Whether you love a hearty marinara or a creamy Alfredo, sauce is a key component in any pasta dish — but a common mistake can cause the ingredients to not bind together well enough for the tastiest bites. Luckily, all it takes is a simple restaurant trick of adding some butter while the sauce is still in the pot to make it cling to the pasta better.
We’re all probably familiar with the cooking tip of using leftover pasta water to help thicken our sauce. The starchy water allows things to blend much easier and adds some extra saltiness to keep the dish well-seasoned (no wonder it’s considered liquid gold!). However, according to Cook’s Illustrated, we should also be adding a small amount of butter during this mixing step to prevent the sauce from separating and to help create a glossy finish.
This is all thanks to its high fat to water ratio (80 percent butterfat to 16-18 percent water) which creates a more stable emulsion when added to sauces. For the best results, it’s important to make sure the butter is fridge-cold because it’ll gradually melt into sauce and dissolve the butterfat. If it were room temperature, it would cause the sauce to “break” and not come together as easily.
The experts at MyRecipes recommend stirring in a half a tablespoon of butter into the pasta and sauce mixture to start, then gradually adding more cubes. How much butter you add will depend on how thick you want it to be, but it shouldn’t be more than two tablespoons — otherwise you’ll end up with a very greasy sauce.
For this cooking tip, the butter’s job is to act as an additional binding agent for the pasta and sauce to come together more cohesively without overpowering the dish. A little can go a long way!
Andrew Carmellini, chef and author of Urban Italian (Buy on Amazon, $25.30), shares his tips for properly saucing pasta with Chowhound.

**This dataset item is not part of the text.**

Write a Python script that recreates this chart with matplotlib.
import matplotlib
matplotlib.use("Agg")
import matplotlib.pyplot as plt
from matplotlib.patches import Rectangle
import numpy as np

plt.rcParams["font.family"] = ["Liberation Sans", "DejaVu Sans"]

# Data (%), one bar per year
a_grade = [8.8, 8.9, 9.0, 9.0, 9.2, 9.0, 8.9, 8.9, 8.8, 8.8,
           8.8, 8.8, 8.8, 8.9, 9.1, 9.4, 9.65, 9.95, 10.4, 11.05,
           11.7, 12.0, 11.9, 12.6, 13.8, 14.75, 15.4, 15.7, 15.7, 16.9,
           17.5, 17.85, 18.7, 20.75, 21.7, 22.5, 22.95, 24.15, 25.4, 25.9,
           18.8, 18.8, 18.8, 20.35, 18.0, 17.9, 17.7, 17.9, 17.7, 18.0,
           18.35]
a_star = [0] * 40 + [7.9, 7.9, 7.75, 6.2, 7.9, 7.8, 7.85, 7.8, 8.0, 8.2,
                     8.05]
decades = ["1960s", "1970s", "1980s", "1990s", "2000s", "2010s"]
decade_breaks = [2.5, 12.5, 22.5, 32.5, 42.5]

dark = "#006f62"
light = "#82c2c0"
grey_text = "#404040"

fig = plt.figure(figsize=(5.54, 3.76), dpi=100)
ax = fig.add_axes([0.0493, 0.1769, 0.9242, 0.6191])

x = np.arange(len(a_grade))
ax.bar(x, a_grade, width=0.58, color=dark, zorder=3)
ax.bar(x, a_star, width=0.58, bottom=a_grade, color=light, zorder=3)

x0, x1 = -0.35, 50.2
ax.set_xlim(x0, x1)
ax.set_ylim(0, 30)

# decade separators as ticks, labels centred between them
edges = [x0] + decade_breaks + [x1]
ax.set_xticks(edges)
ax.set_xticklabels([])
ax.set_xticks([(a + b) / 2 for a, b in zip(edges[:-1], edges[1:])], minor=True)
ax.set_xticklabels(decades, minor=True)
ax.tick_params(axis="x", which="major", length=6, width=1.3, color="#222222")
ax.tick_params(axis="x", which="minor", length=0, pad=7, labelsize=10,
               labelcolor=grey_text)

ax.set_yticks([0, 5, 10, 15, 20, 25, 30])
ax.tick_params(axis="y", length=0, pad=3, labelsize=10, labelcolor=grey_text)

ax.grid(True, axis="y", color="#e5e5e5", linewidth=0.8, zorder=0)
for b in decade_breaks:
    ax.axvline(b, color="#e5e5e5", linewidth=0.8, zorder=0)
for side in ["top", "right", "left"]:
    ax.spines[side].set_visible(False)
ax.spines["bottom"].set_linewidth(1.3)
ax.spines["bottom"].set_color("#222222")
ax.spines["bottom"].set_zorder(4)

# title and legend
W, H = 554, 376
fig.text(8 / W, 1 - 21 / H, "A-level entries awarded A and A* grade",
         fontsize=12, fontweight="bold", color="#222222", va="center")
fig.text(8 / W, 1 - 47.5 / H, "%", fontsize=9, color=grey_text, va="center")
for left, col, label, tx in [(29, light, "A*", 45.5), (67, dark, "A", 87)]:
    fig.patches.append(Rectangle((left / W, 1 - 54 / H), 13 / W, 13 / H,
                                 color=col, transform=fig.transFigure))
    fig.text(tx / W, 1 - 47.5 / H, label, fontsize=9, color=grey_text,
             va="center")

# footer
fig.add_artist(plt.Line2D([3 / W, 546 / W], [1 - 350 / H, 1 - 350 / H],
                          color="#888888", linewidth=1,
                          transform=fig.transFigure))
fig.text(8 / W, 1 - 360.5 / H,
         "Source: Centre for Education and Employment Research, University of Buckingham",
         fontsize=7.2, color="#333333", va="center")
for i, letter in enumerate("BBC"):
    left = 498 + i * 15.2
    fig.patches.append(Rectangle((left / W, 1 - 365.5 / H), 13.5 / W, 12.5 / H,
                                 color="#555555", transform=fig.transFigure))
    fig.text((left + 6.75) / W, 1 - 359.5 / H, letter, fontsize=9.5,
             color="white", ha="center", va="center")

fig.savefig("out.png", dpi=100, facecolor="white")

Before you strain the pasta, reserve about one to two cups of pasta water and set it aside. Then add the pasta to the pot where your sauce is cooking. He suggests spooning a ladleful of the starchy cooking liquid over the pasta then letting it cook over a gentle flame for one minute before turning off the heat.

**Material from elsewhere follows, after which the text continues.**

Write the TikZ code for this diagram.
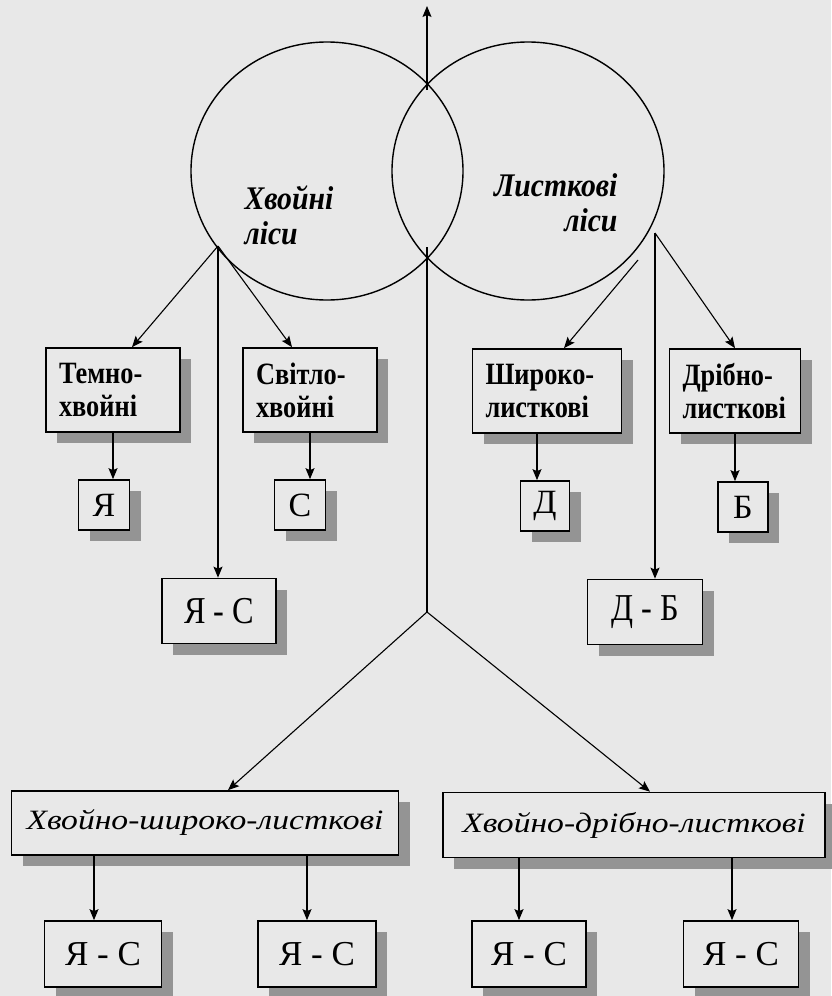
\documentclass[tikz,border=0pt]{standalone}
\usepackage{fontspec}
\setmainfont{Liberation Serif}
\newfontfamily\wideserif[FakeStretch=1.2]{Liberation Serif}
\newfontfamily\narrowserif[FakeStretch=0.85]{Liberation Serif}
\newfontfamily\labelserif[FakeStretch=0.9]{Liberation Serif}
\usepackage{tikz}
\usetikzlibrary{arrows.meta}
\usetikzlibrary{shapes.geometric}
\usetikzlibrary{shadows}

\definecolor{paper}{gray}{0.91}
\definecolor{shade}{gray}{0.58}

\begin{document}
\begin{tikzpicture}[x=1pt,y=-1pt,
		arr/.style={-{Stealth[length=11pt,width=9pt,inset=2pt]}, line width=1.1pt},
		ln/.style={line width=1.1pt},
		forest/.style={draw, ellipse, line width=1.4pt, minimum width=272pt, minimum height=258pt, inner sep=0pt},
		kindbox/.style={draw, line width=1.7pt, fill=paper, inner sep=0pt, align=center,
			drop shadow={shadow xshift=11pt, shadow yshift=-11pt, fill=shade, opacity=1}},
		kindtext/.style={font=\narrowserif\bfseries\fontsize{31}{33}\selectfont, align=left, inner xsep=13pt},
		lettertext/.style={font=\fontsize{34}{34}\selectfont},
		pairtext/.style={font=\narrowserif\fontsize{38}{38}\selectfont},
		lowpairtext/.style={font=\fontsize{35}{35}\selectfont},
		mixtext/.style={font=\wideserif\itshape\fontsize{28}{28}\selectfont},
		foresttext/.style={font=\labelserif\bfseries\itshape\fontsize{33}{35}\selectfont}]
		\fill[paper] (0,0) rectangle (831,996);
		\useasboundingbox (0,0) rectangle (831,996);
		
		\node[forest] (lc) at (327,171) {};
		\node[forest] (rc) at (528,171) {};
		\node[foresttext, anchor=west, align=left] (lclabel) at (241,215) {Хвойні\\ліси};
		\node[foresttext, anchor=east, align=right] (rclabel) at (621,203) {Листкові\\ліси};
		
		\coordinate (tip) at (427,6);
		\coordinate (apex) at (427,90);
		\coordinate (lens) at (427,247);
		\coordinate (split) at (427,612);
		\coordinate (lfork) at (218,246);
		\coordinate (rfork) at (655,233);
		\coordinate (rfork2) at (638,260);
		
		\node[kindbox, kindtext, text width=108pt, minimum height=84pt] (temno) at (113,390) {Темно-\\хвойні};
		\node[kindbox, kindtext, text width=108pt, minimum height=84pt] (svitlo) at (310,390) {Світло-\\хвойні};
		\node[kindbox, kindtext, text width=123pt, minimum height=84pt] (shyr) at (547,391) {Широко-\\листкові};
		\node[kindbox, kindtext, text width=105pt, minimum height=84pt] (dribn) at (735,391) {Дрібно-\\листкові};
		
		\node[kindbox, lettertext, minimum width=51pt, minimum height=50pt] (ya) at (104,505) {Я};
		\node[kindbox, lettertext, minimum width=51pt, minimum height=50pt] (se) at (300,505) {С};
		\node[kindbox, lettertext, minimum width=49pt, minimum height=50pt] (de) at (545,506) {Д};
		\node[kindbox, lettertext, minimum width=50pt, minimum height=50pt] (be) at (743,507) {Б};
		
		\node[kindbox, pairtext, minimum width=114pt, minimum height=65pt] (ys) at (219,611) {Я - С};
		\node[kindbox, pairtext, minimum width=115pt, minimum height=65pt] (db) at (645,612) {Д - Б};
		
		\node[kindbox, mixtext, minimum width=387pt, minimum height=64pt] (xsh) at (205,823) {Хвойно-широко-листкові};
		\node[kindbox, mixtext, minimum width=382pt, minimum height=65pt] (xdr) at (634,825) {Хвойно-дрібно-листкові};
		
		\node[kindbox, lowpairtext, minimum width=117pt, minimum height=66pt] (ys1) at (103,954) {Я - С};
		\node[kindbox, lowpairtext, minimum width=118pt, minimum height=66pt] (ys2) at (317,954) {Я - С};
		\node[kindbox, lowpairtext, minimum width=114pt, minimum height=66pt] (ys3) at (529,954) {Я - С};
		\node[kindbox, lowpairtext, minimum width=115pt, minimum height=66pt] (ys4) at (741,954) {Я - С};
		
		% from the circles
		\draw[arr] (apex) -- (tip);
		\draw[ln] (lens) -- (split);
		\draw[arr] (lfork) -- ([xshift=19pt]temno.north);
		\draw[arr] (lfork) -- ([xshift=-18pt]svitlo.north);
		\draw[arr] (lfork) -- (lfork |- ys.north);
		\draw[arr] (rfork2) -- ([xshift=17pt]shyr.north);
		\draw[arr] (rfork) -- (dribn.north);
		\draw[arr] (rfork) -- (rfork |- db.north);
		
		% kinds to letters
		\draw[arr] (temno.south) -- (temno.south |- ya.north);
		\draw[arr] (svitlo.south) -- (svitlo.south |- se.north);
		\draw[arr] ([xshift=-10pt]shyr.south) -- ([xshift=-10pt]shyr.south |- de.north);
		\draw[arr] (dribn.south) -- (dribn.south |- be.north);
		
		% mixed forests
		\draw[arr] (split) -- ([xshift=23pt]xsh.north);
		\draw[arr] (split) -- ([xshift=16pt]xdr.north);
		\draw[arr] ([xshift=-9pt]ys1.north |- xsh.south) -- ([xshift=-9pt]ys1.north);
		\draw[arr] ([xshift=-10pt]ys2.north |- xsh.south) -- ([xshift=-10pt]ys2.north);
		\draw[arr] ([xshift=-10pt]ys3.north |- xdr.south) -- ([xshift=-10pt]ys3.north);
		\draw[arr] ([xshift=-9pt]ys4.north |- xdr.south) -- ([xshift=-9pt]ys4.north);
\end{tikzpicture}
\end{document}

Next, start adding in some of the knobs of cold butter. Give this mixture a toss with a wooden spoon or tongs and adjust as needed: If the sauce is too thick, add more of the water; if it’s not coming together, another cube of butter might be needed (but remember that two tablespoon rule of thumb!).
He also chose to drizzle in some olive oil and sprinkle freshly grated parmesan cheese to add extra creaminess to the dish. Any fresh herbs like chopped basil or parsley should go in right before serving so that they don’t wilt too much. To get more of Chef Andrew’s pasta expertise, watch the video below:
The pasta should be all sauced up and well-coated at this point, so there’s nothing else to do but serve it in a plate or bowl, shave some more cheese over the top if you’d like, and enjoy.
This cooking trick goes to show that you don’t need anything fancy to recreate some of your favorite restaurant dishes at home. Keep this handy butter tip in mind the next you make pasta and you’ll be stunned at the delicious and creamy results!